Pixel Okso 1 is a bold, wide, medium contrast, upright, normal x-height font.
Keywords: game ui, arcade titles, pixel art, score display, posters, retro, arcade, techy, playful, chunky, screen emulation, retro computing, high impact, grid consistency, ui legibility, blocky, grid-fit, monoline, angular, square.
A classic bitmap-style design built from square pixels with a heavy, monoline stroke and crisp, orthogonal corners. The forms are predominantly rectangular with stepped diagonals and quantized curves, producing a clear grid-fit rhythm and a sturdy, poster-like color on the page. Counters are small and squarish, terminals are blunt, and many joins resolve as right angles, giving the alphabet a consistent, modular texture. Spacing and widths vary by glyph, but the overall silhouette stays compact and strongly geometric.
Well suited to video game UI, HUD elements, score/time readouts, and pixel-art themed branding.
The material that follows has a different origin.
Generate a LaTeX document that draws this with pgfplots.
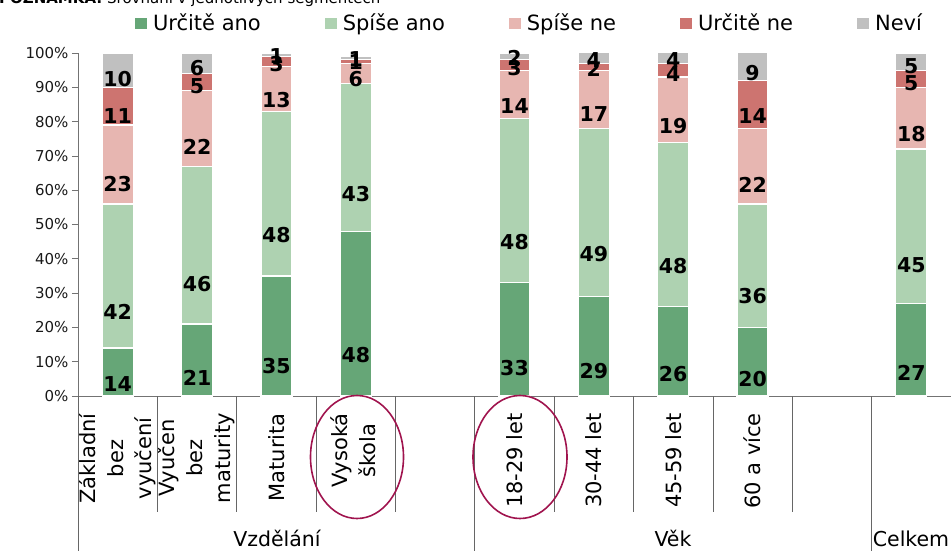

It also works for titles, headers, badges, and posters where a strong retro-digital voice is desired and the type can be set large enough to keep pixel edges crisp.
The font reads as distinctly retro-digital, evoking early console UI, arcade scoreboards, and 8-bit graphics. Its chunky shapes and stair-stepped diagonals feel energetic and game-like, with a friendly, utilitarian tone that suits playful tech aesthetics.
The design appears intended to emulate low-resolution screen lettering while remaining bold and highly legible in short bursts of text. It prioritizes grid consistency, strong silhouettes, and a nostalgic bitmap character over fine detail, making it ideal for display-focused digital contexts.
Uppercase and lowercase share the same pixel logic, with simplified, screen-native details and minimal modulation. Numerals and capitals are especially assertive at display sizes, while small counters and tight internal shapes suggest it performs best when given enough pixel real estate.